> **WRITTEN PROBLEM**:
Tally each line where the word "chart" occurs, then give only the total.

==== ENTRIES PROVIDED

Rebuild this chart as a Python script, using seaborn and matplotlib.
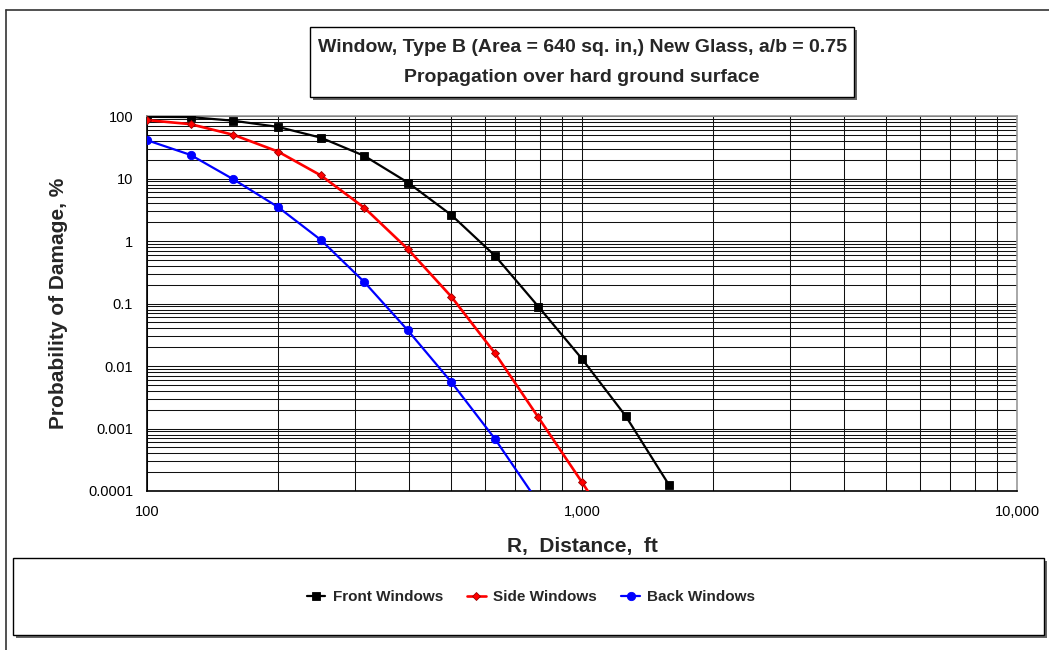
import numpy as np
import pandas as pd
import matplotlib
matplotlib.use("Agg")
import matplotlib.pyplot as plt
import seaborn as sns
from matplotlib.patches import Rectangle
from matplotlib.lines import Line2D
from matplotlib.ticker import FixedLocator, FixedFormatter, LogLocator, NullFormatter

# data (distance in ft, probability in %)
distance = [100, 126, 158, 200, 251, 316, 398, 501, 631, 794, 1000, 1259, 1585]
front = [97, 96, 84, 67, 45, 23, 8.6, 2.6, 0.58, 0.089, 0.013, 0.0016, 0.000125]
side = [86, 74, 50, 27, 11.2, 3.4, 0.74, 0.128, 0.016, 0.0015, 0.000138, 0.000012]
back = [41, 23.8, 9.7, 3.5, 1.04, 0.22, 0.037, 0.0055, 0.00068, 0.000065]

series_names = ["Front Windows", "Side Windows", "Back Windows"]
y_ticks = [0.0001, 0.001, 0.01, 0.1, 1, 10, 100]
y_labels = ["0.0001", "0.001", "0.01", "0.1", "1", "10", "100"]
x_ticks = [100, 1000, 10000]
x_labels = ["100", "1,000", "10,000"]

rows = []
for name, vals in zip(series_names, [front, side, back]):
    for r, p in zip(distance, vals):
        rows.append({"Series": name, "R": r, "P": p})
df = pd.DataFrame(rows)

sns.set_style("white")
plt.rcParams['font.family'] = ['Liberation Sans', 'DejaVu Sans']

fig = plt.figure(figsize=(10.49, 6.5), dpi=100)
ax = fig.add_axes([147/1049, 1-491/650, 870/1049, 375/650])

styles = {
    "Front Windows": dict(color="black", marker="s", markersize=5.5, mfc="black", mec="black", lw=1.6),
    "Side Windows": dict(color="red", marker="D", markersize=3.8, mfc="red", mec="#990000", lw=1.9),
    "Back Windows": dict(color="blue", marker="o", markersize=6, mfc="blue", mec="blue", lw=1.6),
}
for name in series_names:
    st = styles[name]
    sns.lineplot(data=df[df["Series"] == name], x="R", y="P", ax=ax, sort=False,
                 color=st["color"], marker=st["marker"], markersize=st["markersize"],
                 markerfacecolor=st["mfc"], markeredgecolor=st["mec"], markeredgewidth=0.6,
                 linewidth=st["lw"], legend=False, zorder=3)

ax.set_xscale("log")
ax.set_yscale("log")
ax.set_xlim(100, 10000)
ax.set_ylim(0.0001, 100)

ax.xaxis.set_major_locator(FixedLocator(x_ticks))
ax.xaxis.set_major_formatter(FixedFormatter(x_labels))
ax.yaxis.set_major_locator(FixedLocator(y_ticks))
ax.yaxis.set_major_formatter(FixedFormatter(y_labels))
ax.xaxis.set_minor_locator(LogLocator(base=10, subs=np.arange(2, 10)))
ax.yaxis.set_minor_locator(LogLocator(base=10, subs=np.arange(2, 10), numticks=20))
ax.xaxis.set_minor_formatter(NullFormatter())
ax.yaxis.set_minor_formatter(NullFormatter())

ax.grid(True, which="both", color="#111111", linewidth=0.75)
ax.tick_params(which="both", length=0, labelsize=10.5, colors="black")
ax.tick_params(axis="x", pad=10)
ax.tick_params(axis="y", pad=10)

for s in ["left", "bottom"]:
    ax.spines[s].set_color("black")
    ax.spines[s].set_linewidth(1.2)
for s in ["top", "right"]:
    ax.spines[s].set_color("#999999")
    ax.spines[s].set_linewidth(1.2)

ax.set_xlabel("R,  Distance,  ft", fontsize=15, fontweight="bold")
ax.set_ylabel("Probability of Damage, %", fontsize=15, fontweight="bold")
ax.xaxis.set_label_coords(0.5, -(537-491)/375)
ax.yaxis.set_label_coords(-(147-68)/870, 0.5)

# outer chart frame
fig.add_artist(Line2D([6/1049, 6/1049], [0, 1-10/650], color="#333333", lw=1.2))
fig.add_artist(Line2D([6/1049, 1], [1-10/650, 1-10/650], color="#333333", lw=1.2))

# boxes with drop shadow
def shadow_box(x0, y0, x1, y1):
    w, h = (x1-x0)/1049, (y1-y0)/650
    fig.add_artist(Rectangle((x0/1049 + 3/1049, 1-y1/650 - 3/650), w, h,
                             facecolor="#666666", edgecolor="none"))
    fig.add_artist(Rectangle((x0/1049, 1-y1/650), w, h,
                             facecolor="white", edgecolor="black", linewidth=1.0))

shadow_box(310, 27, 854, 97)
fig.text(582/1049, 1-47/650, "Window, Type B (Area = 640 sq. in,) New Glass, a/b = 0.75",
         ha="center", va="center", fontsize=14, fontweight="bold")
fig.text(582/1049, 1-78/650, "Propagation over hard ground surface",
         ha="center", va="center", fontsize=14, fontweight="bold")

# legend box
shadow_box(13, 558, 1044, 635)
handles = ax.get_lines()[:3]
fig.legend(handles, series_names, loc="center", bbox_to_anchor=(531/1049, 1-597/650),
           ncol=3, frameon=False, handlelength=1.2, handletextpad=0.5, columnspacing=1.6,
           prop={"weight": "bold", "size": 11})

fig.savefig("out.png", dpi=100)
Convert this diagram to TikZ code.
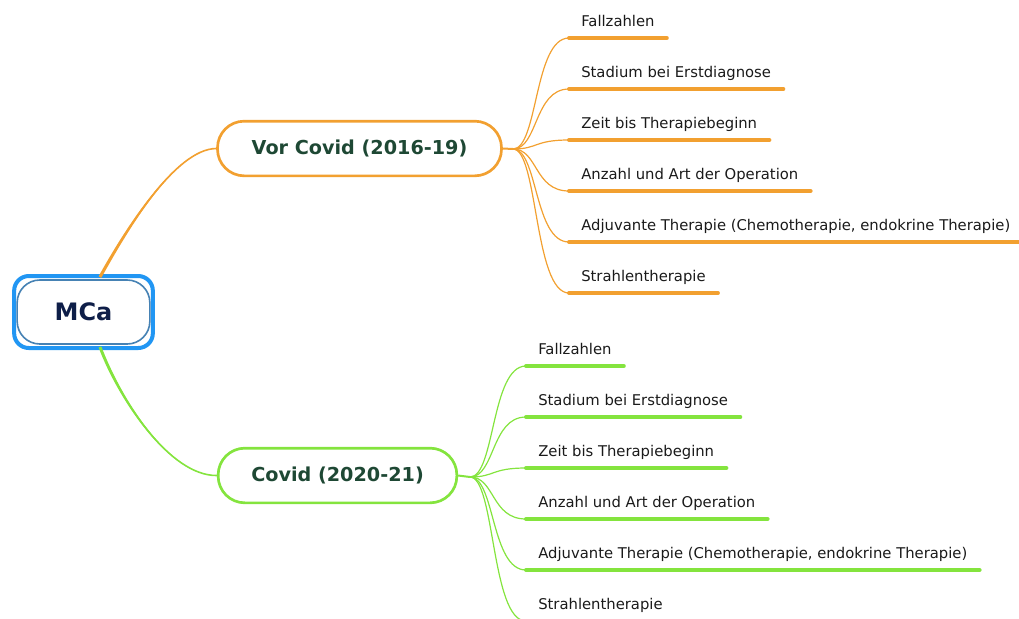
\documentclass[tikz,border=0pt]{standalone}
\usepackage{fontspec}
\setmainfont{DejaVu Sans}
\usepackage{tikz}
\definecolor{vorline}{RGB}{242,160,48}
\definecolor{covline}{RGB}{132,228,62}
\definecolor{mcablue}{RGB}{33,150,243}
\definecolor{mcainner}{RGB}{70,130,180}
\definecolor{mcatext}{RGB}{14,30,72}
\definecolor{branchtext}{RGB}{30,72,52}
\definecolor{itemtext}{RGB}{26,26,26}

\begin{document}
\begin{tikzpicture}[x=0.75pt,y=-0.75pt,
    mcabox/.style={draw=mcablue, line width=3pt, rounded corners=11pt, fill=white,
      minimum width=104pt, minimum height=54pt, font=\bfseries\fontsize{18}{22}\selectfont, text=mcatext},
    branch/.style={line width=2pt, rounded corners=20pt, fill=white, minimum height=41pt,
      font=\bfseries\fontsize{14.4}{17}\selectfont, text=branchtext},
    item/.style={anchor=south west, inner xsep=9pt, inner ysep=5.45pt, text height=8.5pt, text depth=2.8pt,
      font=\fontsize{11.1}{13}\selectfont, text=itemtext},
    uline/.style={line width=3pt, line cap=round},
    fan/.style={line width=0.9pt}]
  \useasboundingbox (0,0) rectangle (1019,618);
  % main nodes
  \node[mcabox] (mca) at (83.5,312) {MCa};
  \draw[mcainner, line width=1.2pt, rounded corners=17pt] ([shift={(5,6)}]mca.north west) rectangle ([shift={(-5,-6)}]mca.south east);
  \node[branch, draw=vorline, minimum width=213pt] (vor) at (359.5,148.5) {Vor Covid (2016-19)};
  \node[branch, draw=covline, minimum width=179pt] (cov) at (337.5,475.5) {Covid (2020-21)};
  \coordinate (mcatop) at (100,277);
  \coordinate (mcabot) at (100,347);
  % tapered main connectors
  \fill[vorline] (98.6,276.3) .. controls (123.6,231.3) and (175,148.6) .. (vor.west)
    .. controls (175,149.4) and (126.4,232.7) .. (101.4,277.7) -- cycle;
  \draw[vorline, line width=1.2pt] (mcatop) .. controls (125,232) and (175,149) .. (vor.west);
  \fill[covline] (98.6,347.5) .. controls (118.6,400.5) and (170,476.4) .. (cov.west)
    .. controls (170,475.6) and (121.4,399.5) .. (101.4,346.5) -- cycle;
  \draw[covline, line width=1.2pt] (mcabot) .. controls (120,400) and (170,476) .. (cov.west);
  % hubs
  \coordinate (vorhub) at (513,149);
  \coordinate (covhub) at (470,477);
  \draw[vorline, line width=1.5pt] (vor.east) -- (vorhub);
  \draw[covline, line width=1.5pt] (cov.east) -- (covhub);
  % sub items
  \foreach \txt [count=\i] in {Fallzahlen, Stadium bei Erstdiagnose, Zeit bis Therapiebeginn,
      Anzahl und Art der Operation, {Adjuvante Therapie (Chemotherapie, endokrine Therapie)}, Strahlentherapie} {
    \node[item] (vor\i) at (569, {38 + 51*(\i-1)}) {\txt};
    \draw[uline, vorline] (vor\i.south west) -- (vor\i.south east);
    \draw[fan, vorline] (vorhub) .. controls +(25,0) and +(-35,0) .. (vor\i.south west);
    \node[item] (cov\i) at (526, {366 + 51*(\i-1)}) {\txt};
    \draw[uline, covline] (cov\i.south west) -- (cov\i.south east);
    \draw[fan, covline] (covhub) .. controls +(25,0) and +(-35,0) .. (cov\i.south west);
  }
\end{tikzpicture}
\end{document}
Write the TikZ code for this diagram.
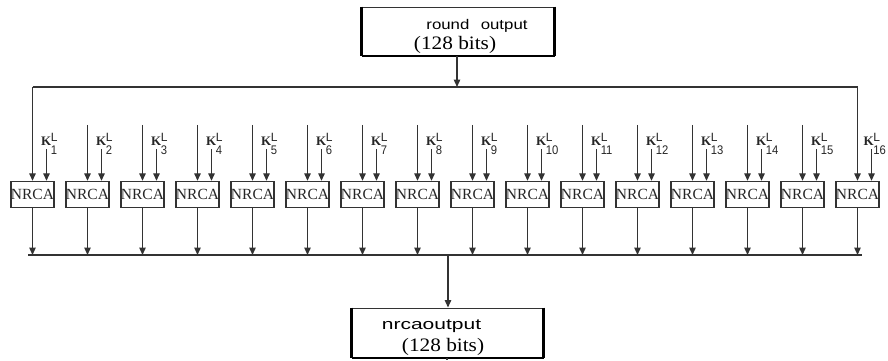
\documentclass[tikz,border=0pt]{standalone}
\usepackage{fontspec}
\usepackage{graphicx}
\setmainfont{Liberation Serif}
\setsansfont{Liberation Sans}
\usetikzlibrary{arrows.meta}
\definecolor{linecol}{gray}{0.2}
\definecolor{txtcol}{gray}{0.15}
\newcommand{\klab}[1]{\fontsize{13}{13}\selectfont\textbf{K}\hspace{-0.5pt}\rlap{\raisebox{3.5pt}{\sffamily\fontsize{12}{12}\selectfont L}}\raisebox{-9.5pt}{\scalebox{0.9}[1]{\sffamily\fontsize{12.5}{12.5}\selectfont #1}}}
\tikzset{
  ln/.style={draw=linecol, line width=1.3pt},
  arr/.style={ln, -{Triangle[length=7.5pt,width=6.5pt]}},
  nrca/.style={draw=linecol, line width=1.4pt, minimum width=41pt, minimum height=26pt, inner sep=0pt, text=txtcol, font=\fontsize{15.5}{15.5}\selectfont},
  bigbox/.style={draw=linecol, line width=1pt, inner sep=0pt},
  thickside/.style={draw=black, line width=2.6pt},
  lbl/.style={inner sep=0pt, anchor=base, text=black},
  klbl/.style={inner sep=0pt, anchor=base west, text=txtcol},
}
\begin{document}
\begin{tikzpicture}[x=1pt,y=-1pt]
\useasboundingbox (0,0) rectangle (888,360);
% top box
\node[bigbox, minimum width=192pt, minimum height=48pt] (top) at (458,31) {};
\draw[thickside] (top.north west) -- (top.south west);
\draw[thickside] (top.north east) -- (top.south east);
\draw[draw=black, line width=2pt] (top.south west) -- (top.south east);
\node[lbl] (toptxt1) at (477,29) {\scalebox{1.2}[1]{\sffamily\fontsize{14}{14}\selectfont round\hspace{9.5pt}output}};
\node[lbl] (toptxt2) at (455,49) {\scalebox{1.12}[1]{\fontsize{19}{19}\selectfont (128 bits)}};
% bottom box
\node[bigbox, minimum width=191pt, minimum height=49pt] (bot) at (447.5,332.5) {};
\draw[thickside] (bot.north west) -- (bot.south west);
\draw[thickside] (bot.north east) -- (bot.south east);
\draw[draw=black, line width=2pt] (bot.south west) -- (bot.south east);
\node[lbl] (bottxt1) at (431.5,329) {\scalebox{1.4}[1]{\sffamily\fontsize{15}{15}\selectfont nrcaoutput}};
\node[lbl] (bottxt2) at (443,351) {\scalebox{1.12}[1]{\fontsize{19}{19}\selectfont (128 bits)}};
% NRCA boxes
\foreach \i in {1,...,16}{
  \pgfmathsetmacro{\cx}{32.5+55*(\i-1)}
  \pgfmathsetmacro{\kx}{\i==16 ? \cx+6 : \cx+8.5}
  \node[nrca] (n\i) at (\cx,194.5) {NRCA};
  \coordinate (k\i) at (\cx+14,149);
  \node[klbl] (kl\i) at (\kx,145) {\klab{\i}};
  \draw[arr] (k\i) -- (k\i |- n\i.north);
}
% top distribution
\coordinate (tl) at (32.5,87);
\coordinate (tr) at (857.5,87);
\draw[ln] (tl) -- (tr);
\draw[arr] (top.south -| 457,0) -- (tl -| 457,0);
\draw[arr] (tl) -- (n1.north);
\draw[arr] (tr) -- (n16.north);
\foreach \i in {2,...,15}{
  \coordinate (m\i) at ([yshift=56pt]n\i.north);
  \draw[arr] (m\i) -- (n\i.north);
}
% bottom collection
\coordinate (bl) at (28,255);
\coordinate (br) at (862,255);
\draw[ln] (bl) -- (br);
\foreach \i in {1,...,16}{
  \draw[arr] (n\i.south) -- (n\i.south |- bl);
}
\coordinate (bm) at (448,255);
\draw[arr] (bm) -- (bm |- bot.north);
\coordinate (be) at (447,360);
\draw[ln] (bot.south -| be) -- (be);
\end{tikzpicture}
\end{document}
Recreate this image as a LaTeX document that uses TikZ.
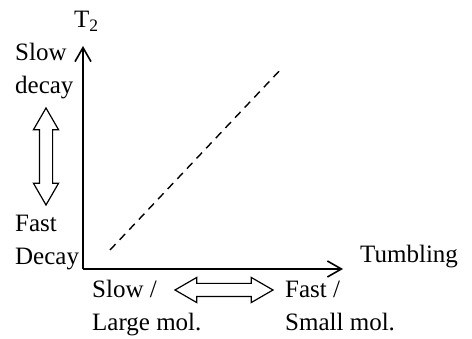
\documentclass[tikz,border=0pt]{standalone}
\usepackage{fontspec}
\setmainfont{Liberation Serif}
\usetikzlibrary{arrows.meta, positioning, shapes.arrows}
\tikzset{
  axis/.style={-{Straight Barb[length=14pt, width=16pt]}, line width=1.6pt},
  trend/.style={dash pattern=on 8pt off 6pt, line width=1.4pt},
  txt/.style={align=left, anchor=base west, inner sep=0pt, font=\fontsize{25}{33}\selectfont},
  dblarrow/.style={draw, double arrow, line width=1.2pt, inner sep=0pt, text height=12pt, text depth=0pt,
    double arrow head extend=6pt, double arrow tip angle=60},
  every node/.style={font=\fontsize{25}{33}\selectfont}
}
\begin{document}
\begin{tikzpicture}[x=1pt, y=-1pt]
    \useasboundingbox (0,0) rectangle (472,339);
    % axes
    \coordinate (origin) at (83,269);
    \coordinate (ytip) at (83,46);
    \coordinate (xtip) at (343,269);
    \draw[axis] (origin) -- (ytip);
    \draw[axis] (origin) -- (xtip);
    \node[txt] (t2) at (74,28) {T\textsubscript{2}};
    \node[txt] (tumb) at (360,263) {Tumbling};

    % trend line
    \coordinate (lo) at (110,250);
    \coordinate (hi) at (283,67);
    \draw[trend] (lo) -- (hi);

    % vertical labels
    \node[txt] (slowdec) at (15,94) {Slow\\decay};
    \node[txt] (fastdec) at (15,265) {Fast\\Decay};
    \node[dblarrow, rotate=90, minimum height=97pt] (vdbl) at (46,156.5) {};

    % horizontal labels
    \node[txt] (slowmol) at (92,331) {Slow /\\Large mol.};
    \node[txt] (fastmol) at (285,331) {Fast /\\Small mol.};
    \node[dblarrow, minimum height=98pt] (hdbl) at (224,290) {};
\end{tikzpicture}
\end{document}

========

> **OUTPUT OF THE EXERCISE**:
2